In my previous post I stated that we want to control and improve on nature, and that technology is what we use to achieve our goals. In other words, technology is in the process of becoming second nature, even if it doesn’t always feel that way.  What proof of this do I have? Well, even the briefest survey of some of our activities over the past 30 millennia or so should make it reasonably clear. And I should note that I am not saying that we will succeed in controlling nature, but that’s demonstrably what we’ve always tried to do and that‘s what we’re going to keep on trying to do in increasingly sophisticated ways. And even when we don’t succeed in control, we mitigate the effects of nature by building defenses against it.

Agriculture is arguably our greatest achievement in the manipulation and control of nature. Vast areas of the earth’s surface are now cultivated by us, shaped, irrigated, ploughed, fertilized, and required to produce crops of our determining.  We describe our livestock (our cows, pigs, sheep, and chicken) as breeds, not species, for they have been systematically and persistently “improved” by us to be as productive as possible. They would never survive in the wild but their numbers remain in strong supply despite our slaughtering of tens, even hundreds, of millions of them every year.  Our fruits and vegetables are mostly clones. As Michael Pollan eloquently describes in “Botany of Desire” apples grown from seeds are never the same as their parent. It is our influence that creates the Granny Smith, the Fuji, the Golden Delicious. We are now able to engineer grain seeds that will produce pest resistant crops whose own seeds will be infertile. Seeds that cannot reproduce are, in at least one important respect, no longer living things. We have turned life into product.

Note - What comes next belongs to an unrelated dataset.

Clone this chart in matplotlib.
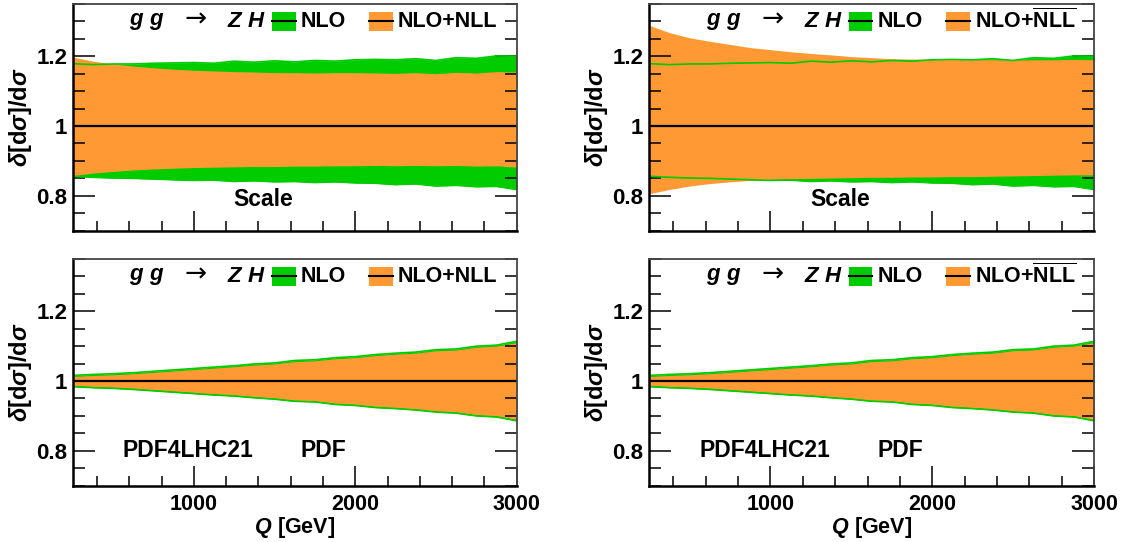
import matplotlib
matplotlib.use('Agg')
import matplotlib.pyplot as plt
from matplotlib.patches import Rectangle
from matplotlib.lines import Line2D
from matplotlib.ticker import FixedLocator, MultipleLocator

plt.rcParams['font.family'] = ['Liberation Sans', 'DejaVu Sans']
plt.rcParams['font.weight'] = 'bold'
plt.rcParams['mathtext.fontset'] = 'custom'
plt.rcParams['mathtext.rm'] = 'Liberation Sans:bold'
plt.rcParams['mathtext.bf'] = 'Liberation Sans:bold'
plt.rcParams['mathtext.it'] = 'Liberation Sans:bold:italic'

GREEN = '#00cc00'
ORANGE = '#ff9933'

# Q grid [GeV]
q = [250, 375, 500, 625, 750, 875, 1000, 1125, 1250, 1375, 1500, 1625,
     1750, 1875, 2000, 2125, 2250, 2375, 2500, 2625, 2750, 2875, 3000]

# scale uncertainty, NLO (same in both top panels)
nlo_scale_hi = [1.179, 1.176, 1.178, 1.178, 1.180, 1.181, 1.182, 1.180, 1.186, 1.183, 1.187, 1.184,
                1.188, 1.186, 1.190, 1.191, 1.190, 1.193, 1.188, 1.196, 1.194, 1.201, 1.200]
nlo_scale_lo = [0.856, 0.853, 0.851, 0.850, 0.848, 0.846, 0.844, 0.845, 0.841, 0.843, 0.840, 0.841,
                0.838, 0.840, 0.837, 0.836, 0.832, 0.834, 0.828, 0.830, 0.826, 0.827, 0.818]

# scale uncertainty, NLO+NLL
nll_scale_hi = [1.198, 1.186, 1.178, 1.172, 1.167, 1.163, 1.160, 1.158, 1.156, 1.155, 1.153, 1.153,
                1.152, 1.153, 1.153, 1.152, 1.151, 1.153, 1.150, 1.154, 1.152, 1.156, 1.155]
nll_scale_lo = [0.858, 0.865, 0.870, 0.874, 0.877, 0.879, 0.881, 0.882, 0.883, 0.884, 0.884, 0.885,
                0.885, 0.886, 0.886, 0.887, 0.886, 0.887, 0.886, 0.887, 0.885, 0.886, 0.882]

# scale uncertainty, NLO+NLLbar
nllbar_scale_hi = [1.289, 1.268, 1.253, 1.243, 1.234, 1.225, 1.219, 1.213, 1.208, 1.204, 1.199, 1.196,
                   1.193, 1.192, 1.191, 1.191, 1.190, 1.190, 1.189, 1.190, 1.190, 1.191, 1.190]
nllbar_scale_lo = [0.806, 0.818, 0.828, 0.835, 0.840, 0.844, 0.847, 0.849, 0.850, 0.851, 0.852, 0.853,
                   0.853, 0.854, 0.854, 0.855, 0.855, 0.856, 0.857, 0.858, 0.859, 0.860, 0.860]

# PDF uncertainty (PDF4LHC21), NLO
nlo_pdf_hi = [1.016, 1.019, 1.021, 1.024, 1.028, 1.032, 1.036, 1.040, 1.044, 1.049, 1.052, 1.059,
              1.061, 1.067, 1.070, 1.076, 1.080, 1.083, 1.090, 1.092, 1.100, 1.103, 1.114]
nlo_pdf_lo = [0.984, 0.981, 0.979, 0.976, 0.972, 0.968, 0.964, 0.960, 0.957, 0.952, 0.948, 0.942,
              0.940, 0.933, 0.930, 0.924, 0.921, 0.917, 0.911, 0.908, 0.900, 0.897, 0.886]

# PDF uncertainty, resummed (same for NLL and NLLbar)
nll_pdf_hi = [1.013, 1.016, 1.018, 1.021, 1.025, 1.029, 1.033, 1.037, 1.041, 1.046, 1.049, 1.056,
              1.058, 1.064, 1.067, 1.073, 1.077, 1.080, 1.087, 1.089, 1.097, 1.100, 1.110]
nll_pdf_lo = [0.987, 0.984, 0.982, 0.979, 0.975, 0.971, 0.967, 0.963, 0.960, 0.955, 0.951, 0.945,
              0.943, 0.936, 0.933, 0.927, 0.924, 0.920, 0.914, 0.911, 0.903, 0.900, 0.890]

FS = 15.5


def legend(ax, res_label):
    ax.text(0.127, 0.924, r'$g\ g$', transform=ax.transAxes, va='center', ha='left', fontsize=16)
    ax.text(0.277, 0.93, '\u2192', transform=ax.transAxes, va='center', ha='center',
            fontsize=19, fontweight='normal', family='DejaVu Sans')
    ax.text(0.348, 0.924, r'$Z\ H$', transform=ax.transAxes, va='center', ha='left', fontsize=16)
    for x0, col, lab in [(0.449, GREEN, 'NLO'), (0.668, ORANGE, res_label)]:
        ax.add_patch(Rectangle((x0, 0.882), 0.053, 0.084, transform=ax.transAxes,
                               color=col, lw=0, clip_on=False, zorder=5))
        ax.add_line(Line2D([x0, x0 + 0.053], [0.924, 0.924], transform=ax.transAxes,
                           color='k', lw=1.5, zorder=6))
        ax.text(x0 + 0.064, 0.924, lab, transform=ax.transAxes, va='center', ha='left',
                fontsize=FS)


def panel(ax, nlo_lo, nlo_hi, res_lo, res_hi, res_label, bottom):
    ax.fill_between(q, nlo_lo, nlo_hi, color=GREEN, lw=0)
    ax.fill_between(q, res_lo, res_hi, color=ORANGE, lw=0)
    ax.plot(q, nlo_hi, color=GREEN, lw=1.2)
    ax.plot(q, nlo_lo, color=GREEN, lw=1.2)
    ax.axhline(1.0, color='k', lw=1.6)

    ax.set_xlim(250, 3000)
    ax.set_ylim(0.7, 1.35)
    ax.xaxis.set_major_locator(FixedLocator([1000, 2000, 3000]))
    ax.xaxis.set_minor_locator(MultipleLocator(200))
    ax.yaxis.set_major_locator(FixedLocator([0.8, 1.0, 1.2]))
    ax.yaxis.set_minor_locator(MultipleLocator(0.05))
    ax.set_yticklabels(['0.8', '1', '1.2'])
    ax.tick_params(axis='y', which='both', direction='in', left=True, right=True, width=1.1)
    ax.tick_params(axis='y', which='major', length=16, labelsize=16, pad=4)
    ax.tick_params(axis='y', which='minor', length=8.5)
    ax.tick_params(axis='x', which='both', direction='in', bottom=True, top=False, width=1.1)
    ax.tick_params(axis='x', which='major', length=14.5, labelsize=FS, pad=6)
    ax.tick_params(axis='x', which='minor', length=7.5)
    for s in ['left', 'bottom']:
        ax.spines[s].set_linewidth(1.8)
    for s in ['top', 'right']:
        ax.spines[s].set_linewidth(1.3)
        ax.spines[s].set_color('#444444')

    ax.set_ylabel(r'$\delta\mathbf{[d}\sigma\mathbf{]/d}\sigma$', fontsize=17, va='center')
    ax.yaxis.set_label_coords(-0.118, 0.5)
    legend(ax, res_label)

    if bottom:
        ax.set_xlabel(r'$Q\ \mathbf{[GeV]}$', fontsize=FS, va='center')
        ax.xaxis.set_label_coords(0.5, -0.185)
        ax.text(965, 0.80, 'PDF4LHC21', ha='center', va='center', fontsize=16.5)
        ax.text(1804, 0.80, 'PDF', ha='center', va='center', fontsize=16.5)
    else:
        ax.tick_params(axis='x', labelbottom=False)
        ax.text(1429, 0.79, 'Scale', ha='center', va='center', fontsize=16.5)


fig = plt.figure(figsize=(11.28, 5.42), dpi=100)
ax_tl = fig.add_axes([0.0645, 0.5744, 0.3936, 0.4183])
ax_tr = fig.add_axes([0.5754, 0.5744, 0.3945, 0.4183])
ax_bl = fig.add_axes([0.0645, 0.1039, 0.3936, 0.4183])
ax_br = fig.add_axes([0.5754, 0.1039, 0.3945, 0.4183])

panel(ax_tl, nlo_scale_lo, nlo_scale_hi, nll_scale_lo, nll_scale_hi, 'NLO+NLL', False)
panel(ax_tr, nlo_scale_lo, nlo_scale_hi, nllbar_scale_lo, nllbar_scale_hi,
      r'NLO+$\overline{\mathrm{NLL}}$', False)
panel(ax_bl, nlo_pdf_lo, nlo_pdf_hi, nll_pdf_lo, nll_pdf_hi, 'NLO+NLL', True)
panel(ax_br, nlo_pdf_lo, nlo_pdf_hi, nll_pdf_lo, nll_pdf_hi,
      r'NLO+$\overline{\mathrm{NLL}}$', True)

fig.savefig('out.png', dpi=100)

This same mindset is now pervading other areas of cultivation, like “sustainable” or “responsible” logging. Of course it is admirable that when we cut down a tree we plant another one in its place, preferably one that we have chosen for its fast growth and high quality timber characteristics. But this too turns trees into things.  Before long there will be no more forests. We will have replaced them with high yield tree fields.

If farms are our outside factories, then gardens are our outside galleries. Or maybe museums are a better analogy. For our gardens are not, as I’ve written elsewhere, a celebration of nature.  They’re a celebration of technology, of our (as yet incomplete) control of nature. Whenever we colonize a new, wild place we bring with us our domesticated plants and animals.

There is much to say on this subject, perhaps too much. We have said nothing of our cities (yet), or of our other engineering feats whose common purpose is to lay a human interface on the planet.  Everywhere we look, and in many places that we don’t, there is abundant proof of our domestication of the wild. So I will close by mentioning a recent article in Nature magazine about mosquitoes. According to this article, the earth would get along just fine without them. Sure, there would be local ecosystems that might collapse, but who cares about ecosystems that depend on mosquitoes for their survival? And there, only marginally concealed, was a hint of the future.  Even scientists hate mosquitoes. As soon as we can send them to extinction, we will. And the earth will be a better place.